> **DIRECTION**: Repeat all of the material below exactly as written, images excluded.

> **GIVEN RECORDS**:
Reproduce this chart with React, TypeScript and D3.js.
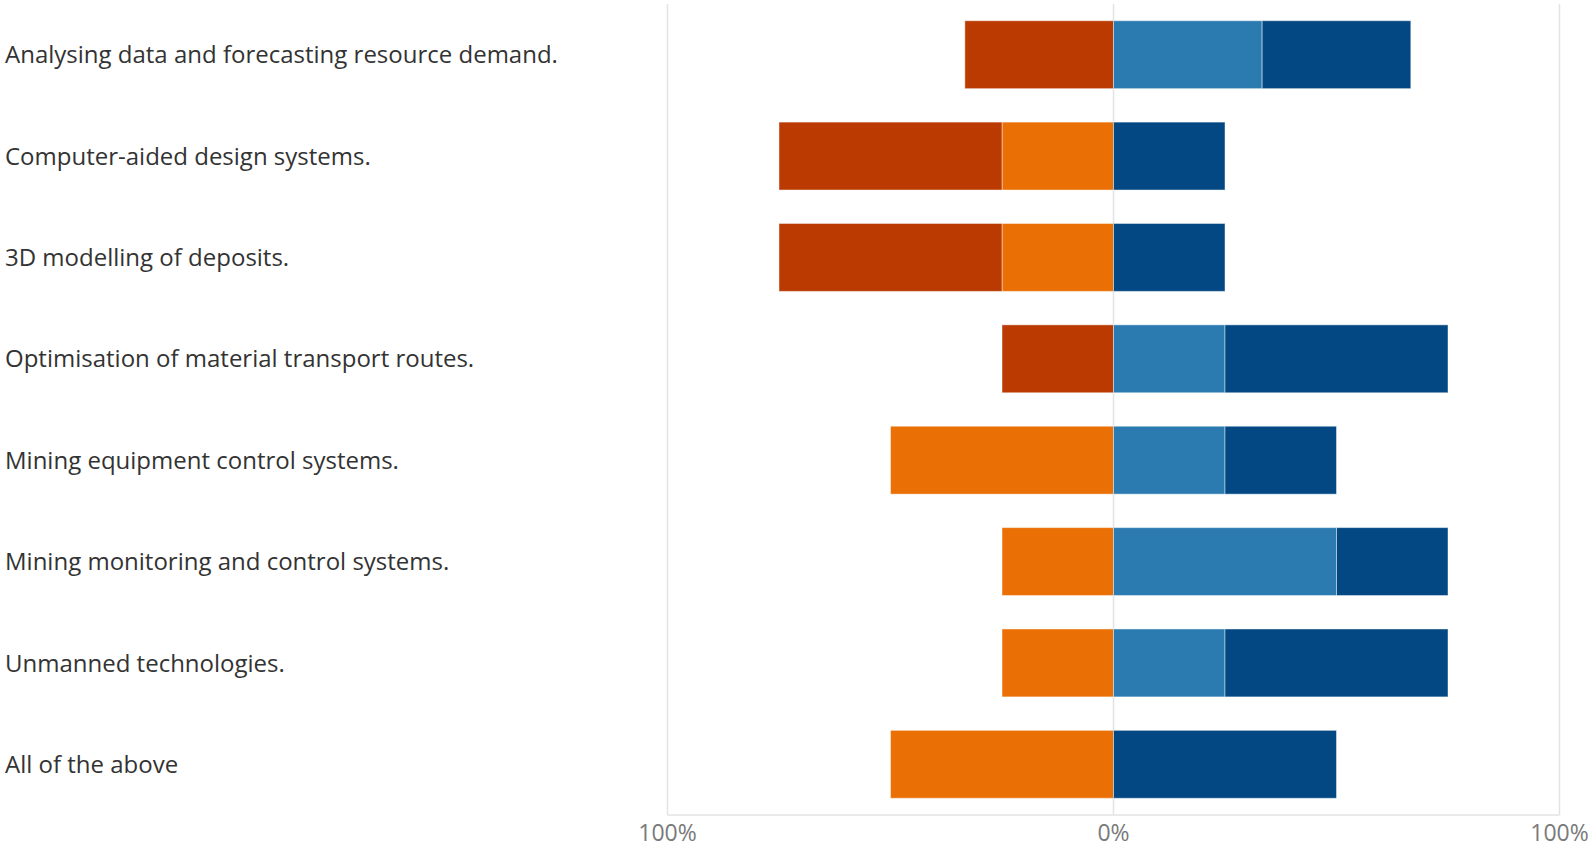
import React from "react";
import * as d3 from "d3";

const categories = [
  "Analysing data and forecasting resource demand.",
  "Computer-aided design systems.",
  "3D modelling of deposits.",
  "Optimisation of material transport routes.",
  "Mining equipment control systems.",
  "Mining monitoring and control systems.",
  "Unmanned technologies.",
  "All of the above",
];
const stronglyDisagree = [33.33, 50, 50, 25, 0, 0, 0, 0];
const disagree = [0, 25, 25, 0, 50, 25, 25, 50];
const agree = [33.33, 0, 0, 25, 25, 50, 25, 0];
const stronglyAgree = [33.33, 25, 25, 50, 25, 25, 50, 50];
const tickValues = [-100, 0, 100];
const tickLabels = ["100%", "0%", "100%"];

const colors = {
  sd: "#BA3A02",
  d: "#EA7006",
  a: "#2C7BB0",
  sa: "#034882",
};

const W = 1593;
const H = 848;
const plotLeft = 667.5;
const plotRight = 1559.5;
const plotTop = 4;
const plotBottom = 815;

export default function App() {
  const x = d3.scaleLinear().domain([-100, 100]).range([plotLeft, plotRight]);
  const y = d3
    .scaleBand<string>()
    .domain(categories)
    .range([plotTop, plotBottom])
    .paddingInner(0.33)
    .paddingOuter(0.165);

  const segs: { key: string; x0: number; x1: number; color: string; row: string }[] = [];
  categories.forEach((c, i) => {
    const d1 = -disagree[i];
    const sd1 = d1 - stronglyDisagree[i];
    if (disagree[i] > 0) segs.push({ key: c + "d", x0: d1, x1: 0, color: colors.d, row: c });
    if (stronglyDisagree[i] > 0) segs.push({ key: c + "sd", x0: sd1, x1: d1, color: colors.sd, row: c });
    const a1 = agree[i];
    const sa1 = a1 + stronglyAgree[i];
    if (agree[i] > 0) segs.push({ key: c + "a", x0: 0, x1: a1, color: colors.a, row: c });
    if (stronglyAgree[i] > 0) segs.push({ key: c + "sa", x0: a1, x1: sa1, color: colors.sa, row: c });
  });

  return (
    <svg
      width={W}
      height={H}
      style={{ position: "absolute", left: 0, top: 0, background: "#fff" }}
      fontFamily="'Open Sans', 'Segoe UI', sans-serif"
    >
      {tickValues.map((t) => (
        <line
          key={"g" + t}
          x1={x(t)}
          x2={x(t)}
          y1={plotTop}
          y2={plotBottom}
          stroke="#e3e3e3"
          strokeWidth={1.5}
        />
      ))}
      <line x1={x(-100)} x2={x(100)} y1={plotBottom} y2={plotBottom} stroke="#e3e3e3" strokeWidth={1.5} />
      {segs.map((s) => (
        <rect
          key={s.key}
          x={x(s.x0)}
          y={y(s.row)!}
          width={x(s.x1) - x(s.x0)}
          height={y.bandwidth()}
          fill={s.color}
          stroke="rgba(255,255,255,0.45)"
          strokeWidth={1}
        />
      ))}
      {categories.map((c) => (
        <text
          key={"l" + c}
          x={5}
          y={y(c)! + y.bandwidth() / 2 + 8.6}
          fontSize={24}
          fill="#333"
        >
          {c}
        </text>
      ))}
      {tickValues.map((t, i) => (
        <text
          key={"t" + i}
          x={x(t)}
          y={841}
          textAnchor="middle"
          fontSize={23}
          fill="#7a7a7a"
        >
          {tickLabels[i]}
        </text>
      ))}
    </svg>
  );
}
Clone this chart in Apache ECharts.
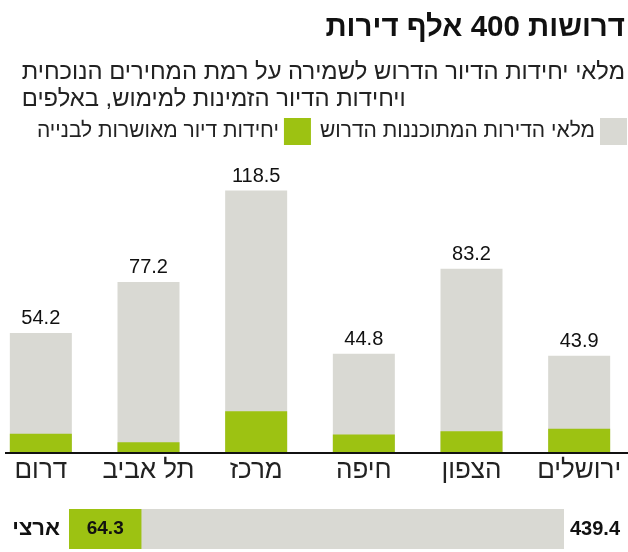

> **REPLY**:
Reproduce this chart with React, TypeScript and D3.js.
import React from "react";
import * as d3 from "d3";

const categories = [
  "Analysing data and forecasting resource demand.",
  "Computer-aided design systems.",
  "3D modelling of deposits.",
  "Optimisation of material transport routes.",
  "Mining equipment control systems.",
  "Mining monitoring and control systems.",
  "Unmanned technologies.",
  "All of the above",
];
const stronglyDisagree = [33.33, 50, 50, 25, 0, 0, 0, 0];
const disagree = [0, 25, 25, 0, 50, 25, 25, 50];
const agree = [33.33, 0, 0, 25, 25, 50, 25, 0];
const stronglyAgree = [33.33, 25, 25, 50, 25, 25, 50, 50];
const tickValues = [-100, 0, 100];
const tickLabels = ["100%", "0%", "100%"];

const colors = {
  sd: "#BA3A02",
  d: "#EA7006",
  a: "#2C7BB0",
  sa: "#034882",
};

const W = 1593;
const H = 848;
const plotLeft = 667.5;
const plotRight = 1559.5;
const plotTop = 4;
const plotBottom = 815;

export default function App() {
  const x = d3.scaleLinear().domain([-100, 100]).range([plotLeft, plotRight]);
  const y = d3
    .scaleBand<string>()
    .domain(categories)
    .range([plotTop, plotBottom])
    .paddingInner(0.33)
    .paddingOuter(0.165);

  const segs: { key: string; x0: number; x1: number; color: string; row: string }[] = [];
  categories.forEach((c, i) => {
    const d1 = -disagree[i];
    const sd1 = d1 - stronglyDisagree[i];
    if (disagree[i] > 0) segs.push({ key: c + "d", x0: d1, x1: 0, color: colors.d, row: c });
    if (stronglyDisagree[i] > 0) segs.push({ key: c + "sd", x0: sd1, x1: d1, color: colors.sd, row: c });
    const a1 = agree[i];
    const sa1 = a1 + stronglyAgree[i];
    if (agree[i] > 0) segs.push({ key: c + "a", x0: 0, x1: a1, color: colors.a, row: c });
    if (stronglyAgree[i] > 0) segs.push({ key: c + "sa", x0: a1, x1: sa1, color: colors.sa, row: c });
  });

  return (
    <svg
      width={W}
      height={H}
      style={{ position: "absolute", left: 0, top: 0, background: "#fff" }}
      fontFamily="'Open Sans', 'Segoe UI', sans-serif"
    >
      {tickValues.map((t) => (
        <line
          key={"g" + t}
          x1={x(t)}
          x2={x(t)}
          y1={plotTop}
          y2={plotBottom}
          stroke="#e3e3e3"
          strokeWidth={1.5}
        />
      ))}
      <line x1={x(-100)} x2={x(100)} y1={plotBottom} y2={plotBottom} stroke="#e3e3e3" strokeWidth={1.5} />
      {segs.map((s) => (
        <rect
          key={s.key}
          x={x(s.x0)}
          y={y(s.row)!}
          width={x(s.x1) - x(s.x0)}
          height={y.bandwidth()}
          fill={s.color}
          stroke="rgba(255,255,255,0.45)"
          strokeWidth={1}
        />
      ))}
      {categories.map((c) => (
        <text
          key={"l" + c}
          x={5}
          y={y(c)! + y.bandwidth() / 2 + 8.6}
          fontSize={24}
          fill="#333"
        >
          {c}
        </text>
      ))}
      {tickValues.map((t, i) => (
        <text
          key={"t" + i}
          x={x(t)}
          y={841}
          textAnchor="middle"
          fontSize={23}
          fill="#7a7a7a"
        >
          {tickLabels[i]}
        </text>
      ))}
    </svg>
  );
}
Clone this chart in Apache ECharts.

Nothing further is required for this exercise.